Construction delays will force journalism history buffs to wait a few more months to visit the Newseum, a museum dedicated to news reporting and the First Amendment of the U.S. Constitution being built near the domed Capitol building.
The First Amendment guarantees freedom of the press.
The opening for the $435 million project has been pushed back to early 2008, museum officials confirmed Wednesday. The Newseum previously had announced an Oct. 15 opening.
A new date has not been set while officials work to clarify how much time it will take to complete construction, install artifacts and test an electronics system that will support the Newseum’s interactive exhibits, theaters and broadcast studios.

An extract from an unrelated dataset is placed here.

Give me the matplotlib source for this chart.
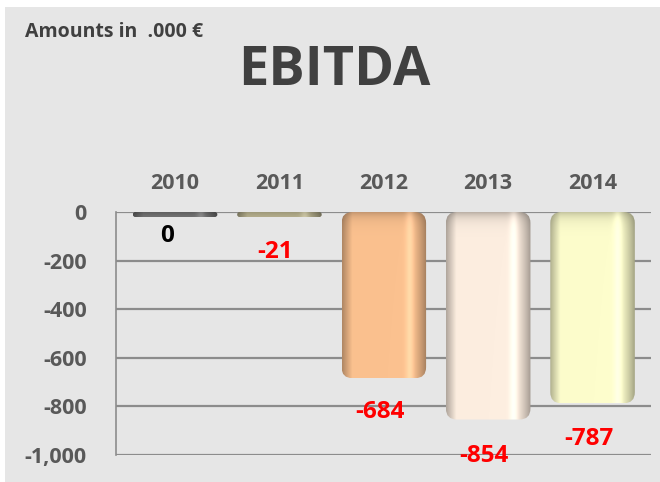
import numpy as np
import matplotlib
matplotlib.use("Agg")
import matplotlib.pyplot as plt
from matplotlib.patches import FancyBboxPatch, Rectangle
from matplotlib.colors import to_rgb

years = ["2010", "2011", "2012", "2013", "2014"]
ebitda = [0, -21, -684, -854, -787]
bar_colors = ["#7f7f7f", "#c8c19b", "#fbc18f", "#fdeee0", "#fdfdcc"]
label_colors = ["#000000", "#ff0000", "#ff0000", "#ff0000", "#ff0000"]
yticks = [0, -200, -400, -600, -800, -1000]
ytick_labels = ["0", "-200", "-400", "-600", "-800", "-1,000"]

FONT = ["Open Sans", "DejaVu Sans"]
plt.rcParams["font.family"] = FONT

fig = plt.figure(figsize=(6.6, 4.82), dpi=100)
fig.patch.set_facecolor("white")
fig.patches.append(Rectangle((5 / 660, 0), 1, 1 - 7 / 482, transform=fig.transFigure,
                             facecolor="#e6e6e6", edgecolor="none", zorder=-10))

ax = fig.add_axes([116 / 660, 1 - 455 / 482, (651 - 116) / 660, (455 - 212) / 482])
ax.set_facecolor("none")
ax.set_xlim(-0.566, 4.56)
ax.set_ylim(-1000, 0)

x = np.arange(len(years))
width = 0.81
bars = ax.bar(x, ebitda, width=width, color="none", edgecolor="none")

px_per_x = (651 - 116) / (4.56 + 0.566)
px_per_y = (455 - 212) / 1000.0
rad_px = 11
for b, c in zip(bars, bar_colors):
    x0 = b.get_x()
    w = b.get_width()
    h = b.get_height()
    y0 = b.get_y()
    ylo, yhi = min(y0, y0 + h), max(y0, y0 + h)
    hh = yhi - ylo
    minh = 5 / px_per_y
    if hh < minh:
        ylo = yhi - minh
        hh = minh
    r = min(rad_px / px_per_x, (hh * px_per_y / 2) / px_per_x)
    patch = FancyBboxPatch((x0, ylo), w, hh,
                           boxstyle=f"round,pad=0,rounding_size={r}",
                           mutation_aspect=px_per_x / px_per_y,
                           facecolor="none", edgecolor="none", zorder=3)
    ax.add_patch(patch)
    base = np.array(to_rgb(c))
    nx, ny = 120, 200
    u = np.linspace(0, 1, nx)
    prof = (0.70 + 0.30 * np.clip(u / 0.12, 0, 1)) * \
           np.where(u > 0.80, 1.0 - 0.35 * ((u - 0.80) / 0.20) ** 1.5, 1.0)
    hl = 0.10 * np.exp(-((u - 0.80) / 0.05) ** 2)
    v = np.linspace(0, 1, ny)[:, None]
    bottom_px = (1 - v) * hh * px_per_y
    vshade = 1.0 - 0.25 * np.exp(-bottom_px / 6.0)
    img = base[None, None, :] * prof[None, :, None] * vshade[:, :, None] + hl[None, :, None]
    img = np.clip(img, 0, 1)
    im = ax.imshow(img, extent=(x0, x0 + w, ylo, yhi), origin="lower",
                   aspect="auto", interpolation="bilinear", zorder=3)
    im.set_clip_path(patch)

ax.set_aspect("auto")
ax.set_xlim(-0.566, 4.56)
ax.set_ylim(-1000, 0)

ax.set_yticks(yticks)
ax.set_yticklabels(ytick_labels)
ax.yaxis.grid(True, color="#8c8c8c", linewidth=1.6)
ax.set_axisbelow(True)
for s in ["top", "right", "bottom"]:
    ax.spines[s].set_visible(False)
ax.spines["left"].set_color("#8c8c8c")
ax.spines["left"].set_linewidth(1.2)
ax.tick_params(axis="y", length=0, pad=21, labelsize=15.5, labelcolor="#595959")
for t in ax.get_yticklabels():
    t.set_fontweight("bold")

ax.xaxis.tick_top()
ax.set_xticks(x)
ax.set_xticklabels(years)
ax.tick_params(axis="x", length=0, pad=13, labelsize=15.5, labelcolor="#595959")
for t in ax.get_xticklabels():
    t.set_fontweight("bold")

offsets = [-17, -25, -24, -26, -26]
for xi, val, lc, off in zip(x, ebitda, label_colors, offsets):
    ax.annotate(f"{val:,}", (xi, val), xytext=(-6 if val == 0 else -3, off),
                textcoords="offset points", ha="center", va="center",
                fontsize=17.5, fontweight="bold", color=lc, zorder=5,
                annotation_clip=False)

fig.text(25 / 660, 1 - 32 / 482, "Amounts in  .000 €", fontsize=14,
         fontweight="bold", color="#404040", ha="left", va="center")
fig.text(334 / 660, 1 - 71 / 482, "EBITDA", fontsize=39, fontweight="bold",
         color="#404040", ha="center", va="center")

fig.savefig("out.png", dpi=100, facecolor=fig.get_facecolor())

“We are aiming for a formal opening in the first quarter of next year,” said Charles L. Overby, the museum’s chief executive officer. “We think they will be done by the end of November. Yet, having been burned once, we are holding up on setting a grand opening.”
General contractor Turner Construction attributes the delay to the complexity of the 643,000-square-foot building. It has seven levels with space for the museum as well as luxury apartments and a restaurant by chef Wolfgang Puck.
“We always knew it was going to be challenging,” said William M. Brennan, Turner’s executive vice president. “The museum folks are journalists and are not used to building buildings every day. They are fine-tuning the physical product to get exactly what they want.”
Brennan said his company would be “out of there by mid-September.”
Once major construction is complete, Overby said the Newseum needs time to test and calibrate its equipment. The museum will have 130 interactive touch screens to give visitors a chance to grapple with journalistic ethics and news decisions, 14 galleries, 15 theaters and two broadcast studios.